To quote former FBI director, Jim Comey; the Nasdaq 100 index (NDX) has a “queasy” look to it. Not only is the index tracing a lower high and lower high chart pattern; the Bollinger Bands (green lines above and below prices) are also pointing down. These self adjusting channels are excellent at confirming the dominant trend in the market. When you add their current appearance to the negative message of the ROC indicator - little upward momentum, On Balance Volume–more sellers than buyers, and the Accumulation Distribution line (ADI), which is starting to roll over confirming the OBV, it’s difficult to justify buying into the big tech stocks at this moment.

Midcaps Hang On to Up Trend by Fragile Thread

The midcap area of the market was brutalized during the past few weeks, with the S & P Midcap 400 Index (MID) giving back 5% since topping out at the end of July. So, its nearly 0.5 percent jump on Friday was not surprising given its recently oversold levels. Yet, MID is now struggling to stay in a long term up trend as it fights to move back above the 200-day moving average convincingly.

And unless something changes, it looks as if the odds of success are no better than even. Consider the downward slope of the ADI and the OBV indicators on the MID which look worse than those for SPX and NDX. Indeed, the selling does not look to be over in the midcaps by any measure.

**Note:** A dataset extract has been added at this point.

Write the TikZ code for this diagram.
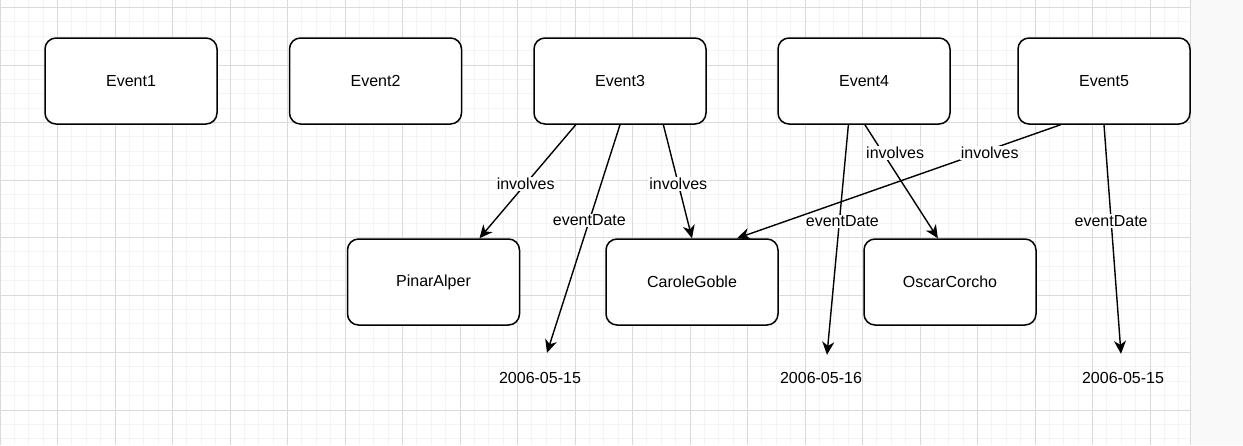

Direction of Prices Remains Unclear

I’ll put it this way. This market is all wrong and gives me the willies – did Comey say that too? But I’ve seen some strange things in my time, and these are not normal times, so anything is possible. Therefore, even though it looks and feels as if this market should be crashing, it would not be out of the realm of the current altered reality that we may see a new up leg storm out of the gate on Monday. Nevertheless, my gut and the technical indicators, tell me the bulls are running out of time. So if we’re going to have a meaningful rally, we should know within days. That’s because volume will pick up and buyers will once again show a feeling of urgency as they put their money to work. If this is what happens, the technical indicators which are very flaccid at the moment (ADI, ROC, and OBV) – will point the way higher. But, until I see a real improvement in the market’s measures of momentum and some clear and unequivable buying conviction, I will be waiting and watching.